◆ **What you need to do**:
Using the listing below, please gather every line containing the word "diagram".

************

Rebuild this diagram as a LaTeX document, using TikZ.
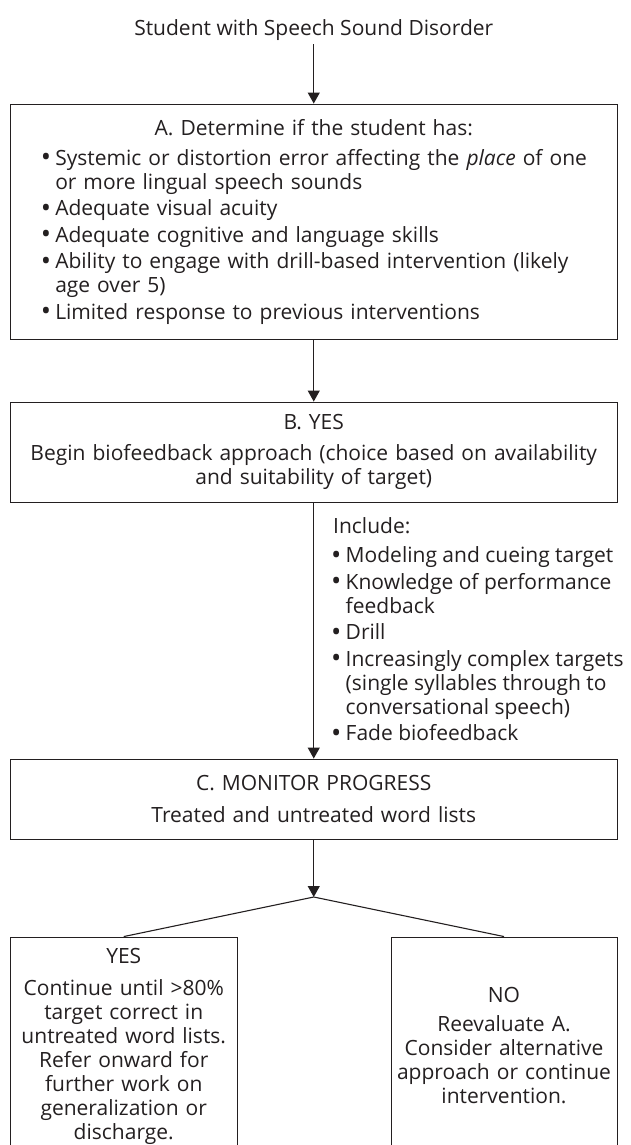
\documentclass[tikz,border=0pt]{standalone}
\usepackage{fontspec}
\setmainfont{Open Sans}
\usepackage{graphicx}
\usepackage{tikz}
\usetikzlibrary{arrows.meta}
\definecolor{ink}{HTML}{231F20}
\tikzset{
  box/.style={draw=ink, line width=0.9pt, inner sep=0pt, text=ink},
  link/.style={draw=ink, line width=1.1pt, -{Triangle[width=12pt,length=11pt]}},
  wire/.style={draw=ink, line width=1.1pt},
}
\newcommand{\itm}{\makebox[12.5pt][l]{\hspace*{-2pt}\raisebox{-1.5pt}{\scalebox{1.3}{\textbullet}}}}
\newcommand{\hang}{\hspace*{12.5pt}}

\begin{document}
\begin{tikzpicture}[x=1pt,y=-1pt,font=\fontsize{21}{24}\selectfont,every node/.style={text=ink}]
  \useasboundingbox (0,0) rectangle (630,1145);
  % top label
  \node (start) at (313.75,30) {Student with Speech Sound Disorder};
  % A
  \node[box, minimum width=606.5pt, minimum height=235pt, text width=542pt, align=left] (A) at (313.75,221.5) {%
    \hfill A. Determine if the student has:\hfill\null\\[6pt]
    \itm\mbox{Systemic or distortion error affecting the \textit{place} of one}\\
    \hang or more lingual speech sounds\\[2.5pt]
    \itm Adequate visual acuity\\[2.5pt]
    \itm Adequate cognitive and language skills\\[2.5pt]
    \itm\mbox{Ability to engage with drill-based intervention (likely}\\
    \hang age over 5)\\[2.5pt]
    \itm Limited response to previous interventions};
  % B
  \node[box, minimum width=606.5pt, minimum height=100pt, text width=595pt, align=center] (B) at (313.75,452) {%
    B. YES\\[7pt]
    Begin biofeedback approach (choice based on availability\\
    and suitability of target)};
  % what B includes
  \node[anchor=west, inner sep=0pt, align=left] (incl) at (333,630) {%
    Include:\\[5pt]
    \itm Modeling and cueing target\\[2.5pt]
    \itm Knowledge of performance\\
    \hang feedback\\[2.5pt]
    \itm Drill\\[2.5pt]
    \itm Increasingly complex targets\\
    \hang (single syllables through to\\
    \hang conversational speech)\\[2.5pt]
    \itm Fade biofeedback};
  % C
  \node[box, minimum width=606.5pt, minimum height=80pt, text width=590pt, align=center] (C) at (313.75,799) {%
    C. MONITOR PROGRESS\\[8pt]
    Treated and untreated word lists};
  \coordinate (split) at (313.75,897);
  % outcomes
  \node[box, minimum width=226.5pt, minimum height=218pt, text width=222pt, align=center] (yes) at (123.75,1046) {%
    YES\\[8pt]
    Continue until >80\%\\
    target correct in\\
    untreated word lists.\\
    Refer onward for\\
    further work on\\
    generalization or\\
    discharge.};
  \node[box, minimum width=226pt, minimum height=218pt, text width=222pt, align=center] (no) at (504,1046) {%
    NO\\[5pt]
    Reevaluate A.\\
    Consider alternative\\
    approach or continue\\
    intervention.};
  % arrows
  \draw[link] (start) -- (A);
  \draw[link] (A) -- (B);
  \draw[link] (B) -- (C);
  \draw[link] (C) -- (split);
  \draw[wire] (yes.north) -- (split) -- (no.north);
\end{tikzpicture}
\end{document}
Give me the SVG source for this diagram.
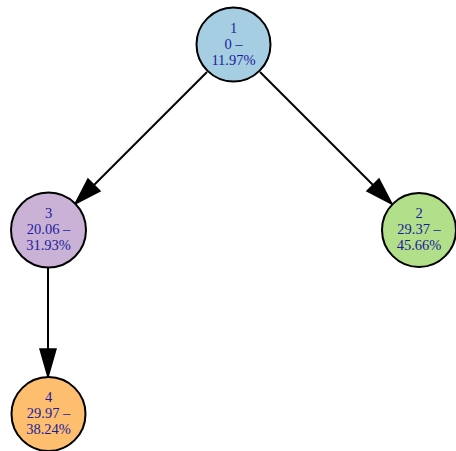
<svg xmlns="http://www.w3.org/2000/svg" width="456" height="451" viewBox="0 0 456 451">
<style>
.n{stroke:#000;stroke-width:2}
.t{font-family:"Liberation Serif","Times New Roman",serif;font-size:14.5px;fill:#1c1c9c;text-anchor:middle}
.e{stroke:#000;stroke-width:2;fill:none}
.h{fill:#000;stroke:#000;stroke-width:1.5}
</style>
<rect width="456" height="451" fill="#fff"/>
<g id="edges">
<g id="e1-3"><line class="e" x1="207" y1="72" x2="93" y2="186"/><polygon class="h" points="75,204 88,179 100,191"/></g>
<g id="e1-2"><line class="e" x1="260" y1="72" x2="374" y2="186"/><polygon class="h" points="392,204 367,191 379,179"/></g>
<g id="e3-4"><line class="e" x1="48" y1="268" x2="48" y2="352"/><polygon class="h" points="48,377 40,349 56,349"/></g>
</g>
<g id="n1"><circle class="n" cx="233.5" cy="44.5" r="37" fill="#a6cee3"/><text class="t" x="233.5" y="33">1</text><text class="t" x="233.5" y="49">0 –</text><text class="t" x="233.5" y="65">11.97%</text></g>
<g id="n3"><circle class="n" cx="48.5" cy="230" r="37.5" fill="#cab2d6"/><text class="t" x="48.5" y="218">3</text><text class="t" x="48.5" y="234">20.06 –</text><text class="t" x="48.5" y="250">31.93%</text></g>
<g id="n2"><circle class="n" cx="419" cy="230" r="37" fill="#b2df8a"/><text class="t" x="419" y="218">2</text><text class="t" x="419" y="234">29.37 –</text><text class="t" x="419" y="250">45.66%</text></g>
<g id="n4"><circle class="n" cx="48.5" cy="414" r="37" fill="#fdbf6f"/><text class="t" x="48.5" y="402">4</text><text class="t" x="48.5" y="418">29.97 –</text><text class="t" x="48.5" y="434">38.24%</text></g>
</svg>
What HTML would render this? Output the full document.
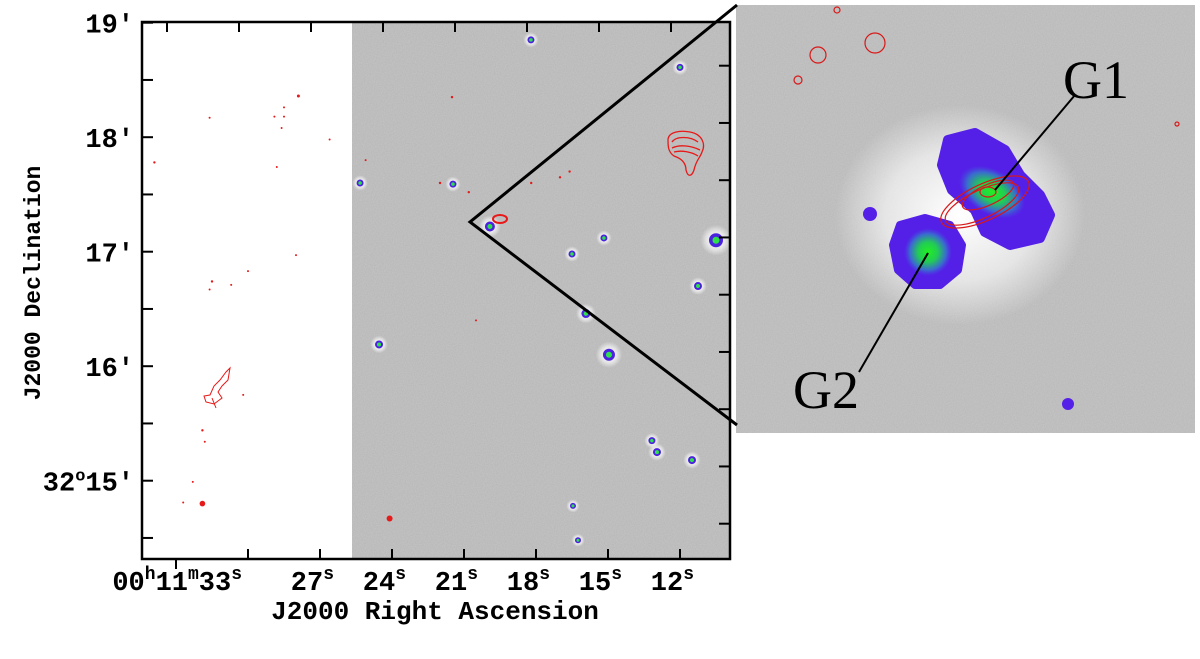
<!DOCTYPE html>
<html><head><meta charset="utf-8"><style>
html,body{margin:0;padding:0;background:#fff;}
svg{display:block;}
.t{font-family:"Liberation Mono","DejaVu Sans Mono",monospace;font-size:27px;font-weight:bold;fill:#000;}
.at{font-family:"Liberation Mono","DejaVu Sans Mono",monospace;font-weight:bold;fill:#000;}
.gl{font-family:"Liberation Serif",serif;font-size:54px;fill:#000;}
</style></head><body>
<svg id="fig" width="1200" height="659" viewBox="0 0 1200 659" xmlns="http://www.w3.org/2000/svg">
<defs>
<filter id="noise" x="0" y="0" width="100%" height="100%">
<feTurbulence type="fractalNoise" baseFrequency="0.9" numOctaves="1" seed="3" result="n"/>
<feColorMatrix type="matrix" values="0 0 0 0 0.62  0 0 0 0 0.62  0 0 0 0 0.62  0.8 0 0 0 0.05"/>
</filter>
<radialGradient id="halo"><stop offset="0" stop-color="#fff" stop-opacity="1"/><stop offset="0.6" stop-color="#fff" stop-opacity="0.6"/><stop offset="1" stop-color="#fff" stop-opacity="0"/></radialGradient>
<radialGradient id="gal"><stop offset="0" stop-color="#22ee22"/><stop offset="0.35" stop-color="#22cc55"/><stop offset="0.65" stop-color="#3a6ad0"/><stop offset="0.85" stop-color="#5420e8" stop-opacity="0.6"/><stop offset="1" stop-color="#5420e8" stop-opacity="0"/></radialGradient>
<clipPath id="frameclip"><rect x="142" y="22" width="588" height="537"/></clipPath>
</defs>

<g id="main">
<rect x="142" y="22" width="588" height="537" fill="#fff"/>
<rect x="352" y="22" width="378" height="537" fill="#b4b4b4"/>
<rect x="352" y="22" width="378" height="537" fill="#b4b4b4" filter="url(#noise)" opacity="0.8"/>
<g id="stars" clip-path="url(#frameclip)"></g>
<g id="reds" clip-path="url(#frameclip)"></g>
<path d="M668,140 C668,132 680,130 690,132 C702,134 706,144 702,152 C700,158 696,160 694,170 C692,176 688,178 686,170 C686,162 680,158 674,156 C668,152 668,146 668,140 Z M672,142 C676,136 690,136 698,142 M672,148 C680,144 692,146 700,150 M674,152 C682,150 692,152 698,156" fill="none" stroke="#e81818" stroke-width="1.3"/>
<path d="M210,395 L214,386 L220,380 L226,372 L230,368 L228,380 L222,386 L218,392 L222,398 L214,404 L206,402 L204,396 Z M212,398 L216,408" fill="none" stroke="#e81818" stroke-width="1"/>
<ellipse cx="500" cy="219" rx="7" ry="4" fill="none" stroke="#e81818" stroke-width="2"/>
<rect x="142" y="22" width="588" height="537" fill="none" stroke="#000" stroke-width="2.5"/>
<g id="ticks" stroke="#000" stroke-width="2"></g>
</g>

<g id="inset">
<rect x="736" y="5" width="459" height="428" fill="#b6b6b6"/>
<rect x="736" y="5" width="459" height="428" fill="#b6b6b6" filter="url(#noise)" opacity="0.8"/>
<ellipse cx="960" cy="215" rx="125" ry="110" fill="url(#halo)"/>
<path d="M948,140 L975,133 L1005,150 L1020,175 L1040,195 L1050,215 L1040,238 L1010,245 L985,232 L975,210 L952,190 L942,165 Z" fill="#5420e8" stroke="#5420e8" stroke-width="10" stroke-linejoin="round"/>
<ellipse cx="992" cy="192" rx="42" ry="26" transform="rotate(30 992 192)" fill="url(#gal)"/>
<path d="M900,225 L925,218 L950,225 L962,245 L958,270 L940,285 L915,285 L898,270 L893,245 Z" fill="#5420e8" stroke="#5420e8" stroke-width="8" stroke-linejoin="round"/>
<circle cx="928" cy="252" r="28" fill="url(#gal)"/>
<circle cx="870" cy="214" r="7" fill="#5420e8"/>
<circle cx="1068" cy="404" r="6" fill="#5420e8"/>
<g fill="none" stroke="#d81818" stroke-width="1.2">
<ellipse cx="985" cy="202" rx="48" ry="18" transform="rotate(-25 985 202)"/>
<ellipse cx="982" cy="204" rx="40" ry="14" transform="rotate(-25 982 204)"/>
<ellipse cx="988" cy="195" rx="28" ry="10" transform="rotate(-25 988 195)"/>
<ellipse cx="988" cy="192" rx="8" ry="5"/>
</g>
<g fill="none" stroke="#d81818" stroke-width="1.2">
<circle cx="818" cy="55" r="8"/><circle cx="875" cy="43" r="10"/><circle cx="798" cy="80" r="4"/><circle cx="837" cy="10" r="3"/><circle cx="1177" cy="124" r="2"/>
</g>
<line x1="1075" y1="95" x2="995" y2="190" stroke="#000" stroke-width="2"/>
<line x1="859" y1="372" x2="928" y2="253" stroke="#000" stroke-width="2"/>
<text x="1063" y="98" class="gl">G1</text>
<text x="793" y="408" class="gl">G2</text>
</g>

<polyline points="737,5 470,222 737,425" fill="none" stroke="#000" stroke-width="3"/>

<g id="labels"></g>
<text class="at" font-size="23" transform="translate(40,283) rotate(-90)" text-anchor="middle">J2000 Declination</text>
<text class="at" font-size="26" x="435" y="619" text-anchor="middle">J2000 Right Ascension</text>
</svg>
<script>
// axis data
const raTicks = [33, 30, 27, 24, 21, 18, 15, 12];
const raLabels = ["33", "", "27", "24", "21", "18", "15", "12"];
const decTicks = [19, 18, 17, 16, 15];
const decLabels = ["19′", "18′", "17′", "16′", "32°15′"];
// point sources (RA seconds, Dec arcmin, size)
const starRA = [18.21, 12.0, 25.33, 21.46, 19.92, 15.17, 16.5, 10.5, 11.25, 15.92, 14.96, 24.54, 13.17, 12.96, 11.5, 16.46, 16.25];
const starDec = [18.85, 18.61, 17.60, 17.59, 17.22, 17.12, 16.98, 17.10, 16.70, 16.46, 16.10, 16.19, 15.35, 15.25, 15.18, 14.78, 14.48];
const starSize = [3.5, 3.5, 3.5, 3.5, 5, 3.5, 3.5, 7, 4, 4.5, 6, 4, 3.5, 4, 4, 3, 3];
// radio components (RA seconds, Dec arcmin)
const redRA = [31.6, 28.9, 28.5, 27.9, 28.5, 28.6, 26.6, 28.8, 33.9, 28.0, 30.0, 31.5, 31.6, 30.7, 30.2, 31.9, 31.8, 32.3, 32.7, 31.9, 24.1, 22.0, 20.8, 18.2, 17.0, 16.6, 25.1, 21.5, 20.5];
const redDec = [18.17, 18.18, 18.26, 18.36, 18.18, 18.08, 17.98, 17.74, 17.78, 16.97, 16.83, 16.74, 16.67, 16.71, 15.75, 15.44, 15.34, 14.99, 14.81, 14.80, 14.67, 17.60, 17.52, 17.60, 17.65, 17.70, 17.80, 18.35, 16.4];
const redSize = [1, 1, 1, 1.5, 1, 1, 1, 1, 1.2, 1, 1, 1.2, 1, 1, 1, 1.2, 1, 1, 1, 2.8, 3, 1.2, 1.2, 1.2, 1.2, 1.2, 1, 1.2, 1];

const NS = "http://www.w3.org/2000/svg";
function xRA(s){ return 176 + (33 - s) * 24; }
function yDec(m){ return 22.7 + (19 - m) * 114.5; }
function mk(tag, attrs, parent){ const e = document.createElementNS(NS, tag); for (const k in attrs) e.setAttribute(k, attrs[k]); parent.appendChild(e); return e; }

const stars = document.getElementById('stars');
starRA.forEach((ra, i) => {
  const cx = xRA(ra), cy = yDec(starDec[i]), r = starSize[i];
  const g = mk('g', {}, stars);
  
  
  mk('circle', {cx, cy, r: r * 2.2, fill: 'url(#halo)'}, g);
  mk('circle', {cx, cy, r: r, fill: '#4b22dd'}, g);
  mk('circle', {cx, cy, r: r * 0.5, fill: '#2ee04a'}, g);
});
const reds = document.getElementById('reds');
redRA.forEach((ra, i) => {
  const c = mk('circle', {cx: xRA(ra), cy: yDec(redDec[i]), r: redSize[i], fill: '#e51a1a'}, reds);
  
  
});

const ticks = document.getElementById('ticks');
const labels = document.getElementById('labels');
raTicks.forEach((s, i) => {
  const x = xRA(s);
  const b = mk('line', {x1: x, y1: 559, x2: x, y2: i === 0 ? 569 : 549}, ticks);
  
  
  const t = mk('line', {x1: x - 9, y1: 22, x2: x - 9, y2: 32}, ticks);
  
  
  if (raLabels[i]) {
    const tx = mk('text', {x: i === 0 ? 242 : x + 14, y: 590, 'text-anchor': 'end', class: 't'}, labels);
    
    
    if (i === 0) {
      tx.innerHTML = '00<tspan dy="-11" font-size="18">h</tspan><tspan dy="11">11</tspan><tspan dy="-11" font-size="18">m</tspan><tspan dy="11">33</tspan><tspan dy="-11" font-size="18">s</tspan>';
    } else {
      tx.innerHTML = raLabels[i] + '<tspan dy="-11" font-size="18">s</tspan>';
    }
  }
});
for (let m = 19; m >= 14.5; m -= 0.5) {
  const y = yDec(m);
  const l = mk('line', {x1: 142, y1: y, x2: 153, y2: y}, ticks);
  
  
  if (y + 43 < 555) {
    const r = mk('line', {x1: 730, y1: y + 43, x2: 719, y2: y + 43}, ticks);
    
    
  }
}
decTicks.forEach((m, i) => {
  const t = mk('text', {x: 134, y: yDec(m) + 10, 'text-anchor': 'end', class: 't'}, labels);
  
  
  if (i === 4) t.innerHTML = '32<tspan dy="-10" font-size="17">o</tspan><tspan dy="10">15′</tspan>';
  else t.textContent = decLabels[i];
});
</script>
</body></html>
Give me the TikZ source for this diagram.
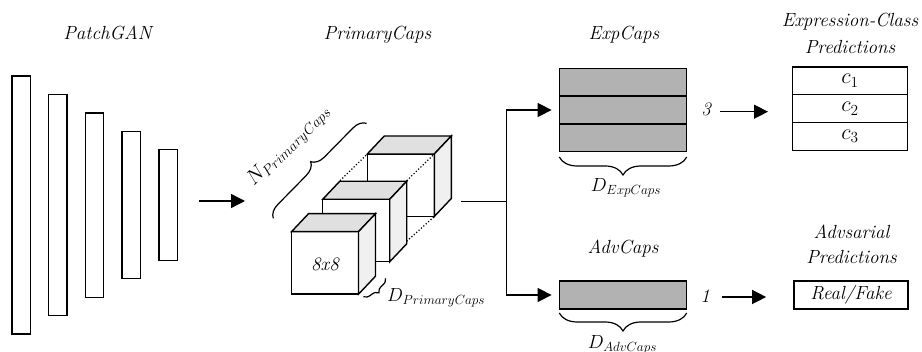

************

◆ **Solved problem**:
Rebuild this diagram as a LaTeX document, using TikZ.
Give me the SVG source for this diagram.
Give me the TikZ source for this diagram.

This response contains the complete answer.